Spanish priest, 90, gets Indian citizenship after 38 years of struggleMumbai: After a long struggle of 38 years, a 90-year-old Spanish Jesuit priest -- who has lived and worked in the country for 67 years -- was finally granted Indian citizenship here this week. Mumbai
Mumbai: After a long struggle of 38 years, a 90-year-old Spanish Jesuit priest -- who has lived and worked in the country for 67 years -- was finally granted Indian citizenship here this week.
Mumbai Suburban district collector Shekhar Channe awarded the Certificate of Naturalisation to Fr. Gussi Frederick Sopena, proclaiming him to be an Indian citizen under the law, at a small function in the collectorate two days ago.
An ecstatic Fr. Sopena savoured the moment by saying "Bharat Mata Ki Jai" before a gathering of various activists, social and religious groups.
"I am very happy that my grave will be in India, that of an Indian citizen ... the country where I worked, got so much love and made so many friends, Bharat Mata Ki Jai," said Fr. Sopena, who speaks Hindi and Marathi fluently.

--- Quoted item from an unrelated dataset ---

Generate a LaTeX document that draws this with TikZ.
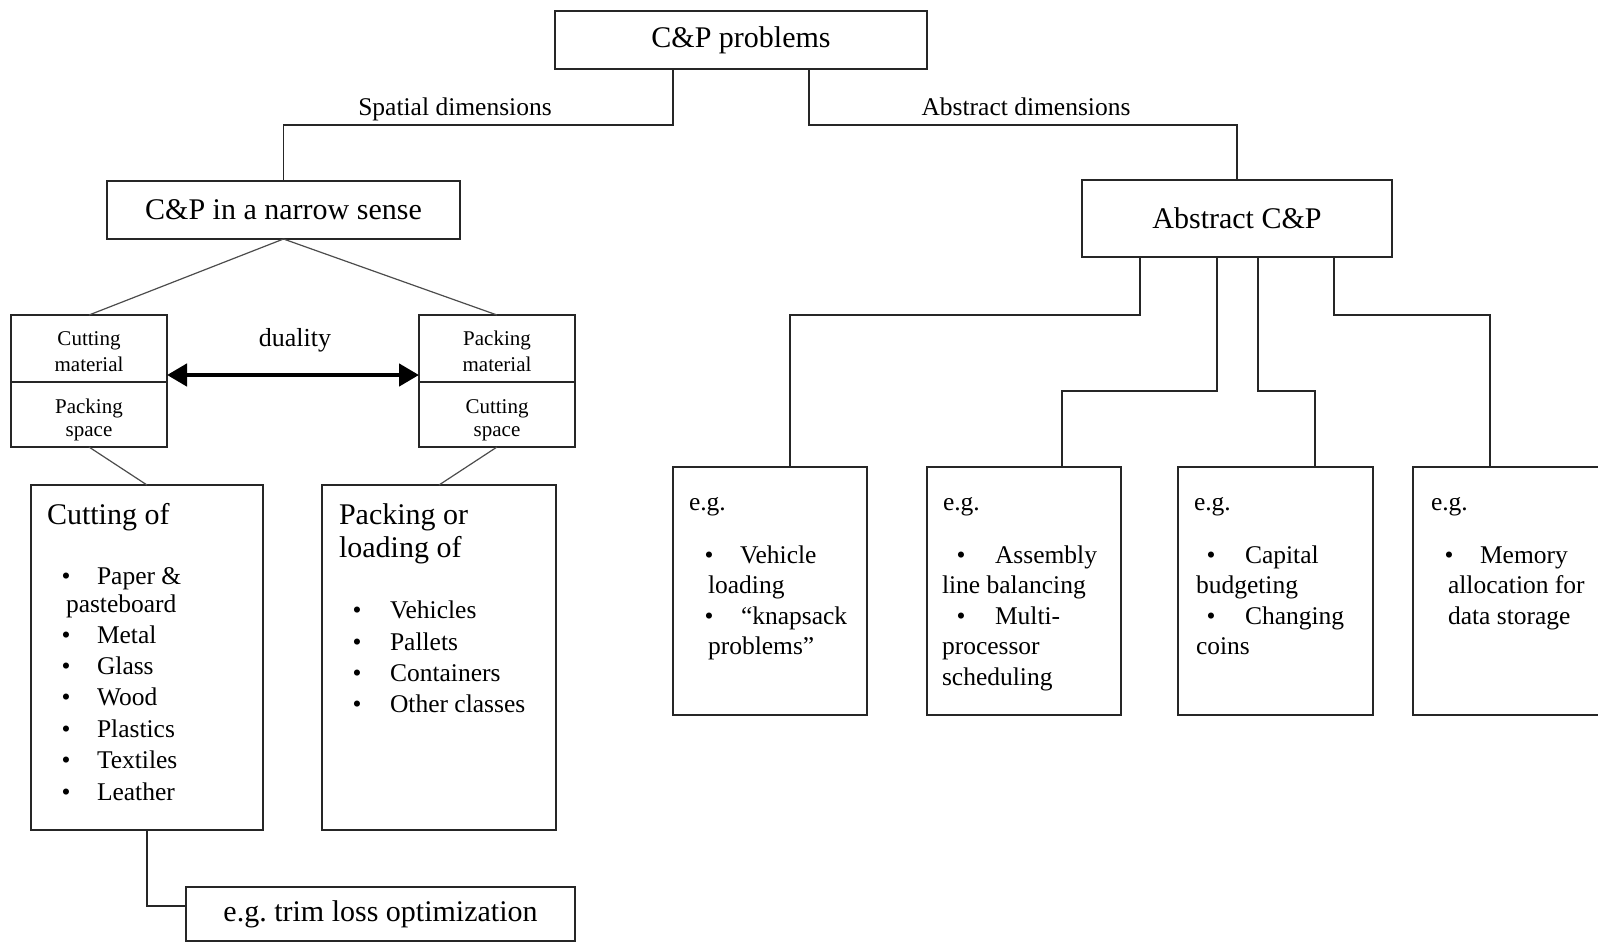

Sopena was 22 years old when he arrived in India in 1947 to serve humanity and the poor through the Society of Jesus, founded in the mid-1530s by Spanish counter-reformist St. Ignatius of Loyola -- the Patron Saint of soldiers.
He spent 67 years serving the poor, needy and sick people, spreading the message of love of God and creating awareness of government schemes for the masses in Mumbai, Thane, Palghar, Raigad and Nashik districts.
'Sopena Baba' -- as he is reverently known -- had first applied for Indian citizenship in 1978.
His application was rejected in 1978 and his re-application was also spiked in 1988.
Undeterred Fr. Sopena applied for citizenship yet again in 2012, but his file was lost, forcing him to begin all the formalities again which were finally completed in October 2015.
"I want to be an Indian ... that's all," Fr. Sopena had said to a question on why he wanted Indian citizenship.
While struggling to fulfil his dream, in 1986 he cleared the Hindi elementary exams, learned Marathi and Agri, a local tribal dialect, graduated in philosophy from St. Xaviers Institute and continued his social work.
"There is no country like India ... I have lived and worked here for 67 years ... I am very happy now," Fr. Sopena said after getting his citizenship papers.
Fr. Sopena lives at Vinalaya, a home for aged Jesuits near Holy Family Church in Andheri.
In the 1990s, Fr. Sopena met with an accident resulting in foot amputation and now he walks with a Jaipur Foot. The zeal for serving society, however, remains unabated in his heart.
Prominent anti-nuclear activist Vaishali Patil, who has worked with him for over four decades, said Fr. Sopena founded the Janhit Vikas Manch and worked for women's empowerment, tribal children's education and skill development for landless peasants.